Tennessee Log Homes has the best reputation in the log home industry, hands down, no questions, since 1975. Our warranty basically states that if you ever have any problems with the log wall system of your home, after proper installation and care, Tennessee Log Homes will warrant that system against manufacturing defects for as long as the original owner owns that home. The warranty is also transferable to new owners within ten years of the original delivery date. The warranty is by far the best in the industry.
Q.
What is a soffit?
A.
A soffit is the exposed underside of any overhead component of the eaves of a home.
Q.
What is the best style and wood species for a log home?
A.
Because all of Tennessee Log Homes wall log products have a Limited Lifetime Warranty, log selection should be based on personal preference, look desired and budget. Tennessee Log Homes offers Eastern White Pine, Southern Yellow Pine, Western Pines and Spruce/Fir and Western Cedar.

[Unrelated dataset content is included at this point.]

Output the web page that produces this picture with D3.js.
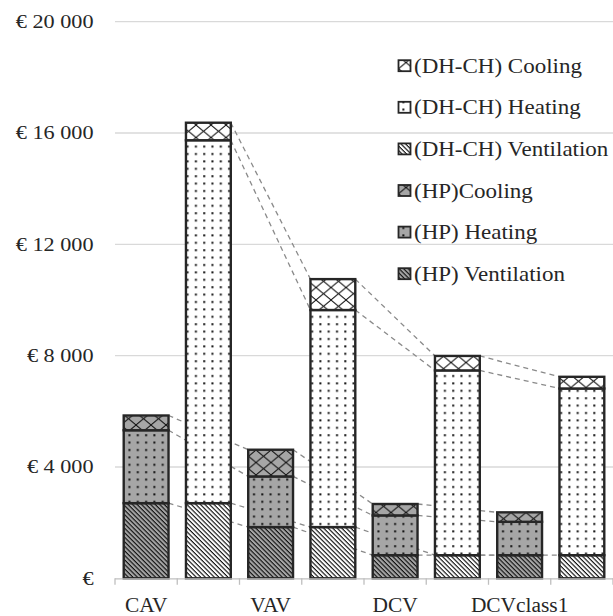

Most of our homes are built using Eastern White Pine.
Q.
What is the difference between a timber-frame home and a log home? Is the price considerably different as well?
A.
A timber frame home generally consists of a framework of posts and beams. The posts are usually 12 feet apart or so. All areas between the posts are built in using conventional 2x6 stud walls with siding on the outside and sheetrock on the inside. Log Homes will have the outside perimeter walls made of logs (solid wood). The rafters and joists for the roof system and second floor will be exposed beams. The ceilings will be tongue and groove. The cost of the two homes will be very similar. Try using $100.00 per square foot as a completed cost estimate to see if these type homes fit your budget. They are very nice and very high quality.
Q.
What is the difference in R-value or insulation factor between a 6" log and a 8" log?
A.
The 8-inch log wall R-value coupled with thermal mass properties is equaivalent to about R-16, whereas the 6-inch wall is slightly less than R-13.
Q.
What is the difference in R-value or insulation factor between a 6\" log and a 8\" log?
A.
The 8-inch log wall R-value coupled with thermal mass properties is equivalent to about R-16, whereas the 6-inch wall is slightly less than R-13.
Q.
What is the insulating "R" factor of your log walls?
A.
The R-value of an 8-inch thick log wall, when coupled with the log wall's thermal mass qualities, performs slightly better than a 2x6 studwall with BAT insulation and brick veneer (which is about R-16), assuming the log walls are properly constructed. This is according to a report on log home energy efficiency by the Log Homes Council.
Q.
What is your average shrinkage rate?
A.
We use well-seasoned, kiln dried logs. One could expect very slight shrinkage, around 1/16 to 1/8-inch per log, in the Eastern USA. Western states with low humidity may experience more shrinkage. All Tennessee Log Homes are engineered to accommodate shrinkage. It will rarely even be noticed by even the homeowner.
Q.
What is your most popular model and logstyle?
A.
Our most popular model is the Lakeview, and our biggest selling log style is the 8x8 D-log.
Q.
What Lumber Grading Agency inspects your logs?
A.
The Tennessee Log Homes log wall system is grade stamped by Timber Products Inspection, the leading grading agency in the Eastern USA, to a grade of Log Wall 40. Our plant is randomly inspected twice monthly by agents from TPI.
Q.
What's the price difference between a standard gas fireplace as opposed to putting in a metal, wood-burning fireplace with metal chimney?
A.
Fireplaces are not part of a Tennessee Log Homes package. You would need to check locally where you are building for this cost.
Q.
Where are you located?
A.
We are right off Interstate 75 at exit 49, halfway between Chattanooga and Knoxville in Athens, TN. Stop by and see us.
Q.
Why is Douglas Fir such a good wood for beams and rafters?
A.
Douglas Fir is one of the strongest woods available. It is aesthetically pleasing to the eye as well. Furthermore, Tennessee Log Homes uses 100% Free-Of-Heart Douglas Fir. This means our beams are cut from the sides of the logs, and the center of the tree is not in the center of the beam. This gives the beam great stability. It rarely will twist or warped if properly cared for. Douglas Fir is far superior to Southern Yellow Pine in this regard and is the best specie available for exposed beam roof systems.